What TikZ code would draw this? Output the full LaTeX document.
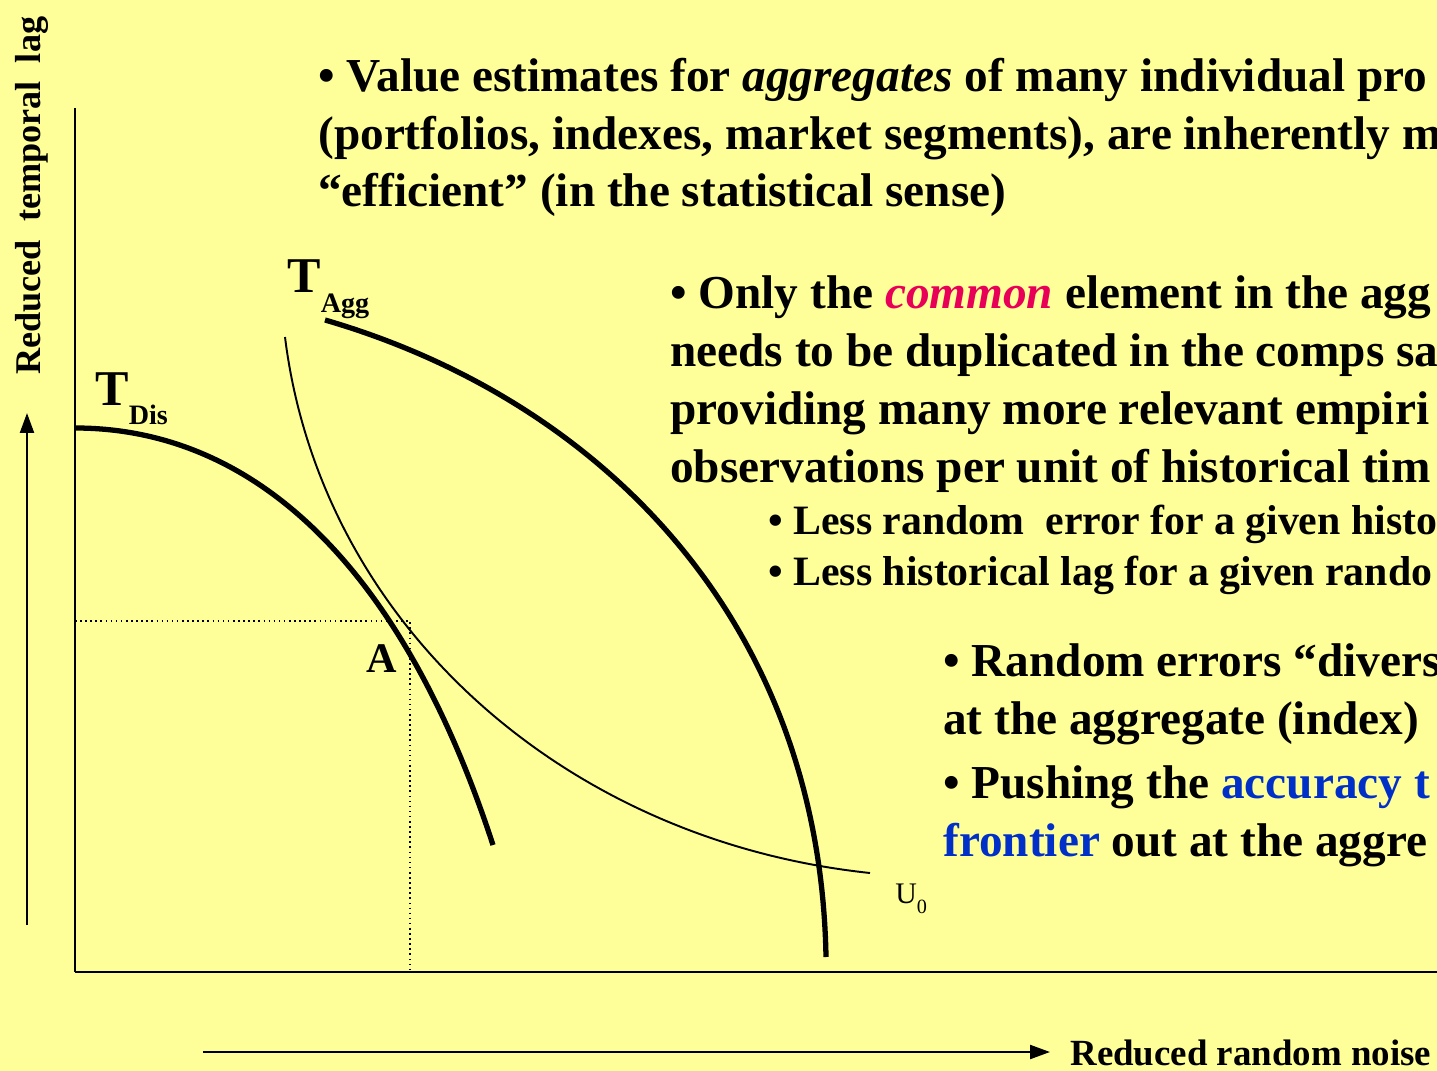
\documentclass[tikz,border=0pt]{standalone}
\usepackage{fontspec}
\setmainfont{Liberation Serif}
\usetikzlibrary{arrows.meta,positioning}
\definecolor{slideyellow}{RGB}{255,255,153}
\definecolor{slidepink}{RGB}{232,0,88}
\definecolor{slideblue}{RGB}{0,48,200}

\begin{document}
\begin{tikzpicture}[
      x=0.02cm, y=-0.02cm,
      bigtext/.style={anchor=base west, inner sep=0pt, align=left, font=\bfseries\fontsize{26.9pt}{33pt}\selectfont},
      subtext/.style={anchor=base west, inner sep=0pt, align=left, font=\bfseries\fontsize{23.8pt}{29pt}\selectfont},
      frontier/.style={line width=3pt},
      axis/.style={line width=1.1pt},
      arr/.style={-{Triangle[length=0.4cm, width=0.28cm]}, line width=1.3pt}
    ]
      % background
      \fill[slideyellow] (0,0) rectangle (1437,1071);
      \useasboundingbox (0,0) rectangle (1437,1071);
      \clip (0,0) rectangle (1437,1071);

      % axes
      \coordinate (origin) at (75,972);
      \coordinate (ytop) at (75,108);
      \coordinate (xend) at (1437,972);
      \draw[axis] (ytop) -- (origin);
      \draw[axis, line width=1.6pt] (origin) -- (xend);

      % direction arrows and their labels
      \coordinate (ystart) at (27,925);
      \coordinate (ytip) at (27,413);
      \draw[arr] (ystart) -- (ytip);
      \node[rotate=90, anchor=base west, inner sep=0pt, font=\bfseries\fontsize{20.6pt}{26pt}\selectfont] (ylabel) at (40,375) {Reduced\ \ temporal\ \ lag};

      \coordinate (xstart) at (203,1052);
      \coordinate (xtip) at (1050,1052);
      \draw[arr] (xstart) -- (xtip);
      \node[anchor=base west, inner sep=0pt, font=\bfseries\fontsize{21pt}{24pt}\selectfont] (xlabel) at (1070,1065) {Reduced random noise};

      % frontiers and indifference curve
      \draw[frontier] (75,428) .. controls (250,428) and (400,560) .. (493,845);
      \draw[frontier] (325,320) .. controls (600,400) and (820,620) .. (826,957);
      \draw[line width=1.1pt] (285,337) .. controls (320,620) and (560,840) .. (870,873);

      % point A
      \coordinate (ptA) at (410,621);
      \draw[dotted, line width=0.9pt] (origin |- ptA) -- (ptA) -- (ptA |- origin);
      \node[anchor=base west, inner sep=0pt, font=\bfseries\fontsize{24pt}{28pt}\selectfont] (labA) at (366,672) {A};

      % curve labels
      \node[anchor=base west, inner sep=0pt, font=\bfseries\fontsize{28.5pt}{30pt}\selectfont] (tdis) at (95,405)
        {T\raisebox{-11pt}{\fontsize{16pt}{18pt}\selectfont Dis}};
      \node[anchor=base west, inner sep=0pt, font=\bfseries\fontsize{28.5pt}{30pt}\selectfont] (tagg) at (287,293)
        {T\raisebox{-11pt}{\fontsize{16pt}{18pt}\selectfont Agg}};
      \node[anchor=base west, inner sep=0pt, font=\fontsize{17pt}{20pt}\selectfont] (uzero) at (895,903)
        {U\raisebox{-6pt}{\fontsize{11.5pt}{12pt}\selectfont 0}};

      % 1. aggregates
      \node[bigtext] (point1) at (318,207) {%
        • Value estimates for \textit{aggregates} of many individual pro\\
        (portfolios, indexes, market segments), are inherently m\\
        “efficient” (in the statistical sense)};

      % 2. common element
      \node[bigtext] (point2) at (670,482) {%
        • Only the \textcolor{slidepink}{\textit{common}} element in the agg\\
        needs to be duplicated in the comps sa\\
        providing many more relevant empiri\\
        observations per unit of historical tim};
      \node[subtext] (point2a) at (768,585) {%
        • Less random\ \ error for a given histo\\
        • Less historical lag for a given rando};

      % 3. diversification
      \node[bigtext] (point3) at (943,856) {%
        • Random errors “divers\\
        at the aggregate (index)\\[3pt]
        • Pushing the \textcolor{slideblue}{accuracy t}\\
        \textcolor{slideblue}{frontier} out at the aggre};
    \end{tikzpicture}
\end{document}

※

### [Stated exercise]
Make an exact copy of the lines from the top of the material through the line with "(ylabel) at (40,375)", pictures excluded.

### [Reply]
What TikZ code would draw this? Output the full LaTeX document.
\documentclass[tikz,border=0pt]{standalone}
\usepackage{fontspec}
\setmainfont{Liberation Serif}
\usetikzlibrary{arrows.meta,positioning}
\definecolor{slideyellow}{RGB}{255,255,153}
\definecolor{slidepink}{RGB}{232,0,88}
\definecolor{slideblue}{RGB}{0,48,200}

\begin{document}
\begin{tikzpicture}[
      x=0.02cm, y=-0.02cm,
      bigtext/.style={anchor=base west, inner sep=0pt, align=left, font=\bfseries\fontsize{26.9pt}{33pt}\selectfont},
      subtext/.style={anchor=base west, inner sep=0pt, align=left, font=\bfseries\fontsize{23.8pt}{29pt}\selectfont},
      frontier/.style={line width=3pt},
      axis/.style={line width=1.1pt},
      arr/.style={-{Triangle[length=0.4cm, width=0.28cm]}, line width=1.3pt}
    ]
      % background
      \fill[slideyellow] (0,0) rectangle (1437,1071);
      \useasboundingbox (0,0) rectangle (1437,1071);
      \clip (0,0) rectangle (1437,1071);

      % axes
      \coordinate (origin) at (75,972);
      \coordinate (ytop) at (75,108);
      \coordinate (xend) at (1437,972);
      \draw[axis] (ytop) -- (origin);
      \draw[axis, line width=1.6pt] (origin) -- (xend);

      % direction arrows and their labels
      \coordinate (ystart) at (27,925);
      \coordinate (ytip) at (27,413);
      \draw[arr] (ystart) -- (ytip);
      \node[rotate=90, anchor=base west, inner sep=0pt, font=\bfseries\fontsize{20.6pt}{26pt}\selectfont] (ylabel) at (40,375) {Reduced\ \ temporal\ \ lag};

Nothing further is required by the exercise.